Many business leaders acknowledge that good business means doing business right. They are implementing the UN Guiding Principles on Business and Human Rights to address  human rights impact in their operations and supply chains, and they incorporate the UN Global Compact’s Ten Principles on human rights, labour, environment and anti-corruption into their operations. Through these efforts, they are better prepared to manage the risk of the massive reputational damage which arises when corporations are perceived as involved with serious human rights abuses, such as child labour and modern slavery.

The case for respecting human rights is strong, but translating broad commitment into action across the corporate sector remains a challenge. Last March, the Economist Intelligence Unit found that 83% of senior executives considered business to be an important actor in respecting human rights. In practice, fewer than half their companies had drawn up a human rights policy statement – a key expectation for all companies under the UN Guiding Principles. We need to convince many more business actors that respect for human rights is good for their bottom line; the bulk of the world’s employment is in the private sector, and clearing up abuses will have enormous positive impact on millions of lives.

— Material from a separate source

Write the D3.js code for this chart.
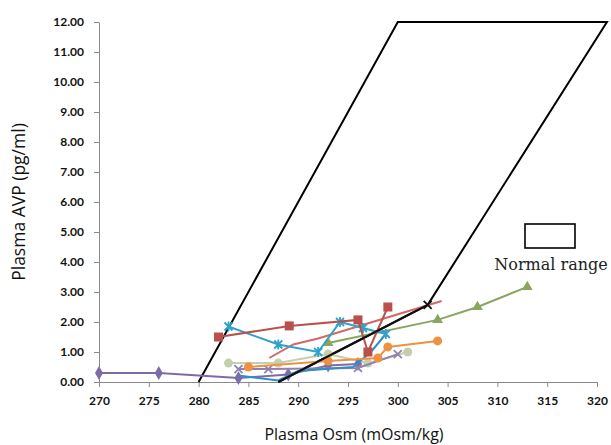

But business leaders also need to look outwards – to the communities in which they work. Business actors can be powerful advocates for the human rights which build resilient, peaceful and stable societies, able to overcome conflict and look to the future. Already, some corporate leaders realise it is in their interest to combat discrimination, inequalities, xenophobia, violence and hate – including by lobbying authorities to take action, and by empowering their staff to stand up for rights. As important local, national and regional actors, businesses can have major impact on the empowerment of women, migrants, minorities and marginalized groups, including LGBTi people. Their influence can transform the public landscape for issues of food security, land rights, environmental sustainability, the right to privacy and other essential topics.

Business cannot thrive in failing societies, where tension spikes and communities bristle with grievances and mutual contempt. Strong civil societies, due process, equality and justice: these are what enable real economic empowerment. People cannot just be the how of development – merely the tools that produce greater wealth. They are the why. In this sense, human rights -- human dignity and well-being -- are the whole point of economic growth.